Power of the Buganda: Uganda's Kings Return

While exiled in Britain during Uganda's civil war, Ronald Muwenda Mutebi hopped from job to job. First he was a glass salesman. Then he tried freelance journalism. But when the war ended, he was able to return home to inherit the job he was born into, that of kabaka, ruler of Uganda's Buganda kingdom.

Mr. Mutebi's coronation in 1993 fulfilled a promise made by President Yoweri Museveni to restore Uganda's once-abolished monarchies, albeit with some changes. While the old kingdoms were semiautonomous rivals, constantly competing with the government for power, the new ones were to be constitutional monarchies that concerned themselves only with cultural issues.

However, the Buganda people, the largest of Uganda's four kingdoms, appears to have become a major political force once again. And this resurrection has prompted some people to wonder if African democracies, such as Uganda, can successfully contain traditional institutions under modern political systems. While skeptics say the kingdoms are outdated creations that fuel political instability, others say they are an important part of African history that must be cherished.

"Each Buganda belongs to a clan, and every clan has a strong relationship with the king," says Kabaka Mutebi. "It is a cultural and historical bond that cannot be uprooted."

The kingdoms existed long before Uganda was colonized by the British a century ago. By collaborating with the colonizers, Buganda enhanced its supremacy in relation to the other monarchies. After independence in 1962, Buganda maintained its authority and the kabaka even gained the right to veto federal legislation. This proved too much for Milton Obote's military regime, which abolished all kingdoms in 1966.

Now in exile in Zambia, Mr.

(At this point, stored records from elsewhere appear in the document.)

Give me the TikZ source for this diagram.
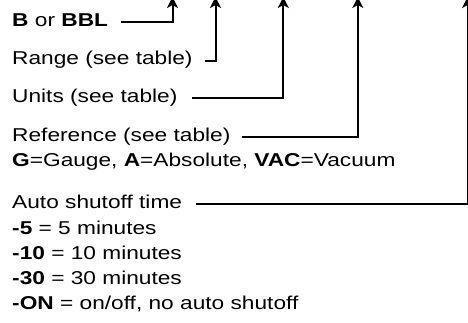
\documentclass[tikz,border=0pt]{standalone}
\usepackage{fontspec}
\setmainfont{Liberation Sans}[FakeStretch=1.22]
\usetikzlibrary{arrows.meta}
\begin{document}
\begin{tikzpicture}[x=1pt,y=-1pt,
 lbl/.style={anchor=base west,inner sep=0pt,font=\fontsize{18.6}{22}\selectfont},
 conn/.style={line width=2pt,-{Stealth[length=11pt,width=11pt,inset=3pt]}}]
\path[use as bounding box] (0,0) rectangle (468,323);
\node[lbl] (tB) at (12,26.5) {\textbf{B} or \textbf{BBL}};
\node[lbl] (tR) at (12,65) {Range (see table)};
\node[lbl] (tU) at (12,102.5) {Units (see table)};
\node[lbl] (tRef) at (12,141.5) {Reference (see table)};
\node[lbl] (tG) at (12,166.5) {\textbf{G}=Gauge, \textbf{A}=Absolute, \textbf{VAC}=Vacuum};
\node[lbl] (tA) at (12,208.5) {Auto shutoff time};
\node[lbl] (t5) at (12,234.5) {\textbf{-5} = 5 minutes};
\node[lbl] (t10) at (12,259.5) {\textbf{-10} = 10 minutes};
\node[lbl] (t30) at (12,284.5) {\textbf{-30} = 30 minutes};
\node[lbl] (tON) at (12,309.5) {\textbf{-ON} = on/off, no auto shutoff};
\coordinate (s1) at (121,22);   \coordinate (e1) at (172.5,-3);
\coordinate (s2) at (205,61);   \coordinate (e2) at (215.5,-3);
\coordinate (s3) at (192,98.5); \coordinate (e3) at (283.3,-3);
\coordinate (s4) at (242,136.8);\coordinate (e4) at (357.8,-3);
\coordinate (s5) at (196,203.5);\coordinate (e5) at (467.6,-3);
\draw[conn] (s1) -| (e1);
\draw[conn] (s2) -| (e2);
\draw[conn] (s3) -| (e3);
\draw[conn] (s4) -| (e4);
\draw[conn] (s5) -| (e5);
\end{tikzpicture}
\end{document}
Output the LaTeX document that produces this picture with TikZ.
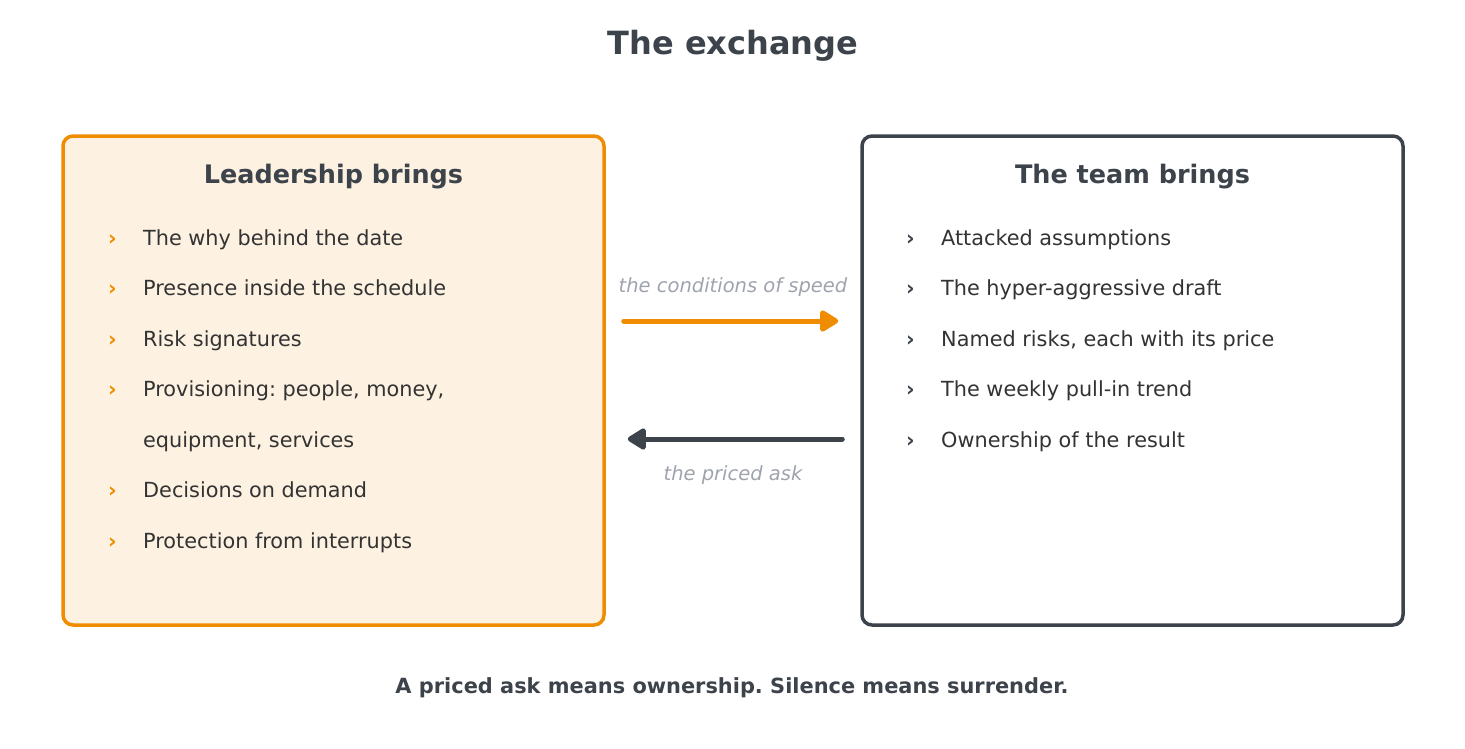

Obote played a pivotal role in the May presidential election. In an attempt to win votes in the north, where the former military dictator maintains support, opposition candidate Paul Ssemogerere vowed, if elected, to bring Obote back to Uganda.

But in making such a promise, Mr. Ssemogerere underestimated the power of the Buganda.

"He lost the 5-million-strong Buganda vote," says Apolo Nsibambi, a professor at Makerere University in Kampala, Uganda. "It was Obote who abolished the kingdoms, and there is still a lot of Obote-phobia in Buganda.''

Although not publicly supporting any one candidate in Uganda's first presidential election, the kabaka did urge his people to register to vote.

The Buganda people threw their support behind incumbent President Yoweri Museveni, who won a landslide victory. And in the subsequent parliamentary elections, Buganda clan leaders told voters to support candidates who pledged to protect the Buganda heritage.

The monarchy's shift toward a more active role in Uganda's political affairs prompted Mr. Nsibambi to resign earlier this year from his post as minister of constitutional affairs in the kabaka's cabinet. Still, Nsibambi remains a staunch believer in the importance of the kingdoms.

"The kabaka is a source of traditional authority," he says. "When Obote destroyed the kingdoms, he destroyed our sense of unity and made Uganda more tribalistic.'' Only one kingdom has not reinstalled its monarch.

Others, especially younger Ugandans, are less convinced. "Most of my friends don't care," says twentysomething George Mugambe. "It's the old people who want to preserve them.''

Some people from other kingdoms also worry about the power of the Buganda. "As long as the kingdoms remain cultural, I have no problems," says Balu Tarubo, who is from southwestern Ancholi.

"But I think the monarchies, especially Buganda, are used for political gains and exist primarily to benefit those close to the king," he says.

As far as politics are concerned, Uganda's constitution is clear: The kingdoms must stay out. Even the kabaka admits that he has a fine line to tread.

"Whatever we do, it is bound to cause some friction," he says.